Can you talk about formats?

We’re essentially bringing a Web AdWords model to the real world. The formats are impression-based and only cost on a task or visit basis and for me that’s great because you’re only talking about, “How do you get more foot traffic or broadcast this message to people around my store or restaurant?” And I think in an ever-growing mobile world, that’s what people want to see more than anything else. Not so much messaging when they’re at home on their computer but when they’re out and about searching for something or when they’re looking for a great place for lunch. And if they’re advertising, that restaurant would know that they were driven in from a Foursquare ad.

How will Microsoft’s recent $15 million data licensing deal affect your reach?

That was a great validation for us, and obviously we talked to a ton of different partners. It was nice to see Microsoft was interested in building the data capabilities of Foursquare into the suite of their products, which you can expect to see hopefully in the near future with their mobile OS, Bing and things like that. We’ve had a lot of other folks reach out about the validity of that data for its open API and 50 million places in our system. They say, “There’s no way to get this data better or fresher, and we would love to use that data to power our search and discovery experience.” That was helped dramatically by Microsoft choosing Foursquare to power their apps and operating systems and hardware.

Publisher premium inventory continues to be a challenge in Latin America. How is your data differentiated?

I run something at Foursquare called the Foursquare Audience Network, leveraging our entire audience and activity history into the DSP world ourselves. To be super clear, we don’t resell that data to anybody.

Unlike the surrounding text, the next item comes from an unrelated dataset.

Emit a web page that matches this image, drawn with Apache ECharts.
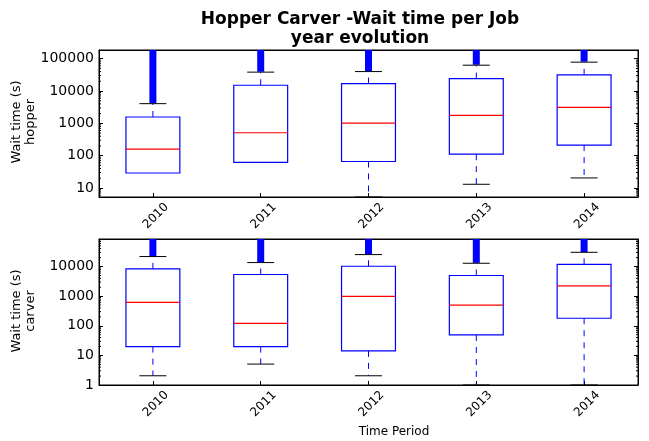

I actually operate a trading desk seat at Foursquare and have a team of folks who do that, but it’s really the best way to leverage 100% first party, registration-based location data on where somebody has checked in to speak to them and message to them.

How will you tailor messaging?

We have in-app ad units – the place-based advertising – and then we leverage that to reach them outside of Foursquare with mobile, display, video and even social leveraging that Foursquare Audience network, to speak to consumers about things they really did. If a brand or agency wants to talk about a new sports drink for people to go to the gym or to yoga, there’s a difference between someone who reads about it on a blog and someone who gets up early in the morning to run or who goes to yoga three times a week. And that’s a very important part of our story, and something IMS will bring to market.

Talking futures of Foursquare Ads Latin America, what’s the plan?

There are so many people who use the mobile phone as their primary device. In Latin America, it’s mobile-first and mobile always. There is a different pattern of behavior with people accessing mobile sites and apps. [This] speaks to the core of Foursquare, which has always been mobile first. In the US, you hear people talking a whole bunch of different mediums, but in Latin America, everyone has a phone and that’s their primary computer. The [World Cup coming up] is a big event for brands and advertisers, but I think we’re in it for the long haul with IMS. So we’re bringing these ad units to market late spring early summer, but we are committed to the region long after.